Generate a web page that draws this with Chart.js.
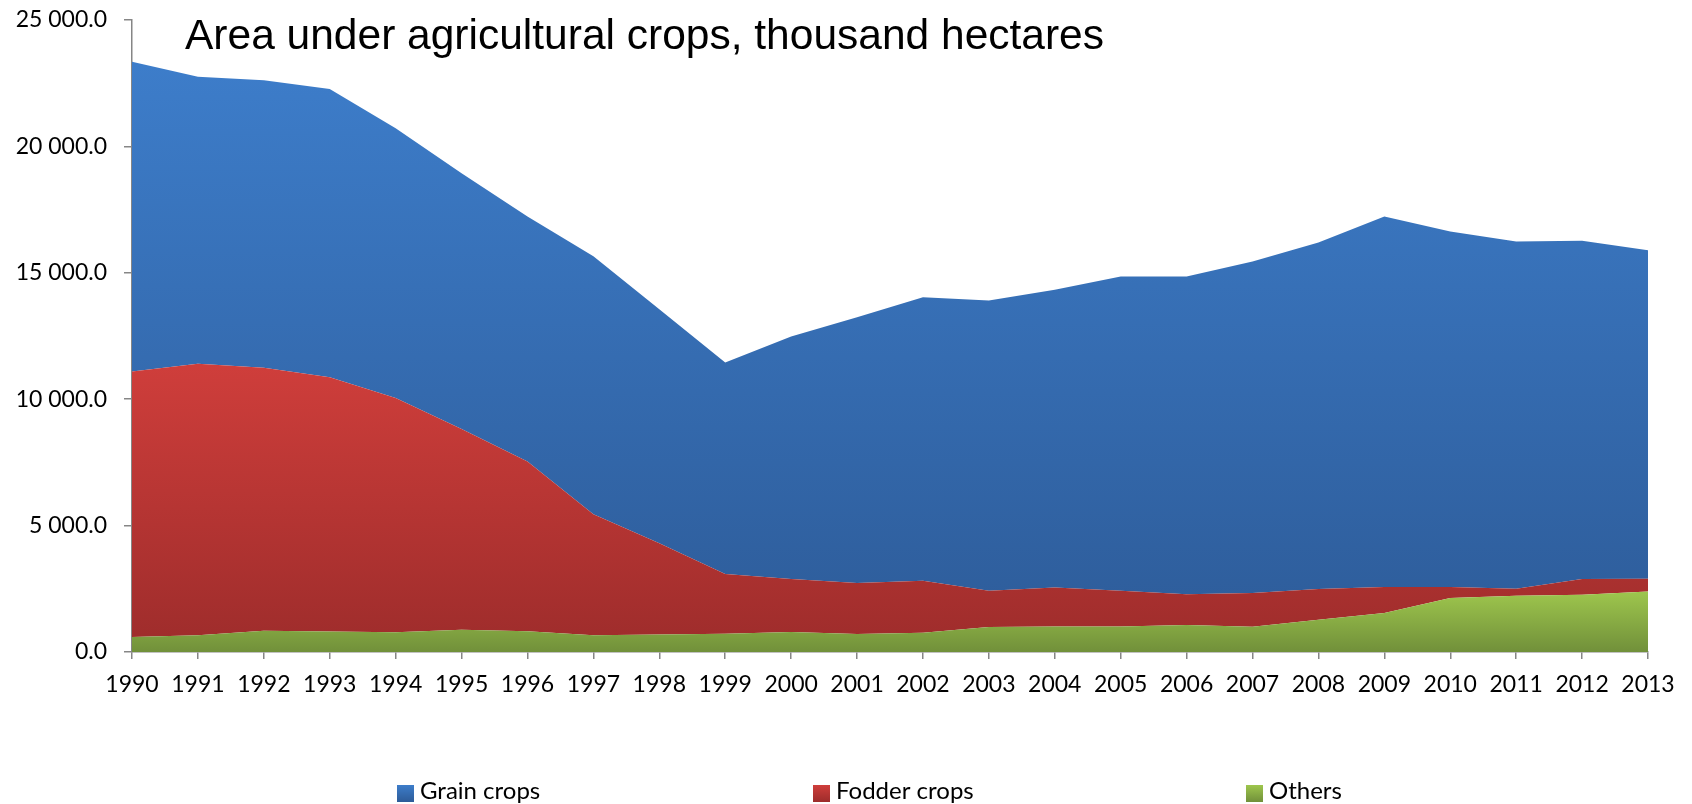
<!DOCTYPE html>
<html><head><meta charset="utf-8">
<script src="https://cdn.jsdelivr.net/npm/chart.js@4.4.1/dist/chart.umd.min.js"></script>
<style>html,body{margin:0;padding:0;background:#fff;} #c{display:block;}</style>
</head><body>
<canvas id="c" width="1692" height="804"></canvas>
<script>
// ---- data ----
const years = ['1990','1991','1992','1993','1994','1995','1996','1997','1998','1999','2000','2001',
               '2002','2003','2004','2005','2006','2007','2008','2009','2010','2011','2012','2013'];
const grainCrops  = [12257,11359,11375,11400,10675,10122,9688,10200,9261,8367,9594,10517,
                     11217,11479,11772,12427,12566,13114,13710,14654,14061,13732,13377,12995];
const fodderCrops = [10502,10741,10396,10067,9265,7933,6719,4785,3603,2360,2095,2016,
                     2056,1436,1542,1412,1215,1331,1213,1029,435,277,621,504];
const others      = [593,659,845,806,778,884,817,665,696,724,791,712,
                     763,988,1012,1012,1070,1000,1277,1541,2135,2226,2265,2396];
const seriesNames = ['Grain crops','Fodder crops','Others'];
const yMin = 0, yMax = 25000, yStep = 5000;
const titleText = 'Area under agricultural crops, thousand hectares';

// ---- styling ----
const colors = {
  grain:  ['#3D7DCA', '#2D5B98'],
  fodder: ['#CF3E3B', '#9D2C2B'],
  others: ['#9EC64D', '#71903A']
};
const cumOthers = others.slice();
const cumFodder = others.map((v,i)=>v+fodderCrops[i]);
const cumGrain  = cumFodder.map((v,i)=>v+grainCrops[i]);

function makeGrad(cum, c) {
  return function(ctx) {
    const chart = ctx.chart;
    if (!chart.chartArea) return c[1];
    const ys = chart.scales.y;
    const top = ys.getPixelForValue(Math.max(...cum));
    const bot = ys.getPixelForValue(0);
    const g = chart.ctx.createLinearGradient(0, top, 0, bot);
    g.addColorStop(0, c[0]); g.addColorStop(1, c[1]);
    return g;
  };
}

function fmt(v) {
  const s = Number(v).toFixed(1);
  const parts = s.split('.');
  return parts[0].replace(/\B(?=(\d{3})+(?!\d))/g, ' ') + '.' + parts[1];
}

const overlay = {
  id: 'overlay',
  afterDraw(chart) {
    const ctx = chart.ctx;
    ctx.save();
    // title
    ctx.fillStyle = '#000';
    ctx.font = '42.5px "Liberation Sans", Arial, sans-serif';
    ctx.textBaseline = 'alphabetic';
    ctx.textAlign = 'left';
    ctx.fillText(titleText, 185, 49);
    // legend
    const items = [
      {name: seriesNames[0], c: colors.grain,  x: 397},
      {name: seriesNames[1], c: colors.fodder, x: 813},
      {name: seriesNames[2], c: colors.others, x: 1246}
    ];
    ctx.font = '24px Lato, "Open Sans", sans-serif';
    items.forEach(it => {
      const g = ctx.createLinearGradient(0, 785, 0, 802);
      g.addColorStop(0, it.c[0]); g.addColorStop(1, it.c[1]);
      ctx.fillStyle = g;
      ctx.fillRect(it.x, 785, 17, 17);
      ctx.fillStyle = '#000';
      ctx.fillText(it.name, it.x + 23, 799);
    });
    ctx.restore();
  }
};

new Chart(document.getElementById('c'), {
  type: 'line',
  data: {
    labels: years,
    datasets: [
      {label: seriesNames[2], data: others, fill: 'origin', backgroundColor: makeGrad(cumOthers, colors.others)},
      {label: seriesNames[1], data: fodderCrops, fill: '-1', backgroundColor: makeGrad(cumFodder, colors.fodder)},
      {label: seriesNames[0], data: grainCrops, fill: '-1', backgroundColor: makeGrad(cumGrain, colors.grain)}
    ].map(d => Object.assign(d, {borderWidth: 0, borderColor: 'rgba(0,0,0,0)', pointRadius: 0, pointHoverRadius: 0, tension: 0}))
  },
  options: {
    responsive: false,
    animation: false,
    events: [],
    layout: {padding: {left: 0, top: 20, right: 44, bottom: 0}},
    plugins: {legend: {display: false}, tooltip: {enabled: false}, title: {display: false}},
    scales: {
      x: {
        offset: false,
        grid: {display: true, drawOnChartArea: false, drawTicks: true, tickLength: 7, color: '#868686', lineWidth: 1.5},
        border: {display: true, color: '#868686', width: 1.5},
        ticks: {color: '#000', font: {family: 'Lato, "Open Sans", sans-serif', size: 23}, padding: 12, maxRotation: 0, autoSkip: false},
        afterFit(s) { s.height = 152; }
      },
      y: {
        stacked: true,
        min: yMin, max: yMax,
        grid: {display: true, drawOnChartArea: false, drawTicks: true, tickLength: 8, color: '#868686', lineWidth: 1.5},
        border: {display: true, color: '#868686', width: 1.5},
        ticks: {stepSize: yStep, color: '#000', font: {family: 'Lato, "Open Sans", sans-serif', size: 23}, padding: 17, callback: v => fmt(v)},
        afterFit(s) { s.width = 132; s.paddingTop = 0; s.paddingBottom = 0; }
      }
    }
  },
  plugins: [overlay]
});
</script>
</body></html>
· · · · · · ·
## Work to complete
Write out the whole listing exactly, and drop the pictures.

## Solution to the problem
Generate a web page that draws this with Chart.js.
<!DOCTYPE html>
<html><head><meta charset="utf-8">
<script src="https://cdn.jsdelivr.net/npm/chart.js@4.4.1/dist/chart.umd.min.js"></script>
<style>html,body{margin:0;padding:0;background:#fff;} #c{display:block;}</style>
</head><body>
<canvas id="c" width="1692" height="804"></canvas>
<script>
// ---- data ----
const years = ['1990','1991','1992','1993','1994','1995','1996','1997','1998','1999','2000','2001',
               '2002','2003','2004','2005','2006','2007','2008','2009','2010','2011','2012','2013'];
const grainCrops  = [12257,11359,11375,11400,10675,10122,9688,10200,9261,8367,9594,10517,
                     11217,11479,11772,12427,12566,13114,13710,14654,14061,13732,13377,12995];
const fodderCrops = [10502,10741,10396,10067,9265,7933,6719,4785,3603,2360,2095,2016,
                     2056,1436,1542,1412,1215,1331,1213,1029,435,277,621,504];
const others      = [593,659,845,806,778,884,817,665,696,724,791,712,
                     763,988,1012,1012,1070,1000,1277,1541,2135,2226,2265,2396];
const seriesNames = ['Grain crops','Fodder crops','Others'];
const yMin = 0, yMax = 25000, yStep = 5000;
const titleText = 'Area under agricultural crops, thousand hectares';

// ---- styling ----
const colors = {
  grain:  ['#3D7DCA', '#2D5B98'],
  fodder: ['#CF3E3B', '#9D2C2B'],
  others: ['#9EC64D', '#71903A']
};
const cumOthers = others.slice();
const cumFodder = others.map((v,i)=>v+fodderCrops[i]);
const cumGrain  = cumFodder.map((v,i)=>v+grainCrops[i]);

function makeGrad(cum, c) {
  return function(ctx) {
    const chart = ctx.chart;
    if (!chart.chartArea) return c[1];
    const ys = chart.scales.y;
    const top = ys.getPixelForValue(Math.max(...cum));
    const bot = ys.getPixelForValue(0);
    const g = chart.ctx.createLinearGradient(0, top, 0, bot);
    g.addColorStop(0, c[0]); g.addColorStop(1, c[1]);
    return g;
  };
}

function fmt(v) {
  const s = Number(v).toFixed(1);
  const parts = s.split('.');
  return parts[0].replace(/\B(?=(\d{3})+(?!\d))/g, ' ') + '.' + parts[1];
}

const overlay = {
  id: 'overlay',
  afterDraw(chart) {
    const ctx = chart.ctx;
    ctx.save();
    // title
    ctx.fillStyle = '#000';
    ctx.font = '42.5px "Liberation Sans", Arial, sans-serif';
    ctx.textBaseline = 'alphabetic';
    ctx.textAlign = 'left';
    ctx.fillText(titleText, 185, 49);
    // legend
    const items = [
      {name: seriesNames[0], c: colors.grain,  x: 397},
      {name: seriesNames[1], c: colors.fodder, x: 813},
      {name: seriesNames[2], c: colors.others, x: 1246}
    ];
    ctx.font = '24px Lato, "Open Sans", sans-serif';
    items.forEach(it => {
      const g = ctx.createLinearGradient(0, 785, 0, 802);
      g.addColorStop(0, it.c[0]); g.addColorStop(1, it.c[1]);
      ctx.fillStyle = g;
      ctx.fillRect(it.x, 785, 17, 17);
      ctx.fillStyle = '#000';
      ctx.fillText(it.name, it.x + 23, 799);
    });
    ctx.restore();
  }
};

new Chart(document.getElementById('c'), {
  type: 'line',
  data: {
    labels: years,
    datasets: [
      {label: seriesNames[2], data: others, fill: 'origin', backgroundColor: makeGrad(cumOthers, colors.others)},
      {label: seriesNames[1], data: fodderCrops, fill: '-1', backgroundColor: makeGrad(cumFodder, colors.fodder)},
      {label: seriesNames[0], data: grainCrops, fill: '-1', backgroundColor: makeGrad(cumGrain, colors.grain)}
    ].map(d => Object.assign(d, {borderWidth: 0, borderColor: 'rgba(0,0,0,0)', pointRadius: 0, pointHoverRadius: 0, tension: 0}))
  },
  options: {
    responsive: false,
    animation: false,
    events: [],
    layout: {padding: {left: 0, top: 20, right: 44, bottom: 0}},
    plugins: {legend: {display: false}, tooltip: {enabled: false}, title: {display: false}},
    scales: {
      x: {
        offset: false,
        grid: {display: true, drawOnChartArea: false, drawTicks: true, tickLength: 7, color: '#868686', lineWidth: 1.5},
        border: {display: true, color: '#868686', width: 1.5},
        ticks: {color: '#000', font: {family: 'Lato, "Open Sans", sans-serif', size: 23}, padding: 12, maxRotation: 0, autoSkip: false},
        afterFit(s) { s.height = 152; }
      },
      y: {
        stacked: true,
        min: yMin, max: yMax,
        grid: {display: true, drawOnChartArea: false, drawTicks: true, tickLength: 8, color: '#868686', lineWidth: 1.5},
        border: {display: true, color: '#868686', width: 1.5},
        ticks: {stepSize: yStep, color: '#000', font: {family: 'Lato, "Open Sans", sans-serif', size: 23}, padding: 17, callback: v => fmt(v)},
        afterFit(s) { s.width = 132; s.paddingTop = 0; s.paddingBottom = 0; }
      }
    }
  },
  plugins: [overlay]
});
</script>
</body></html>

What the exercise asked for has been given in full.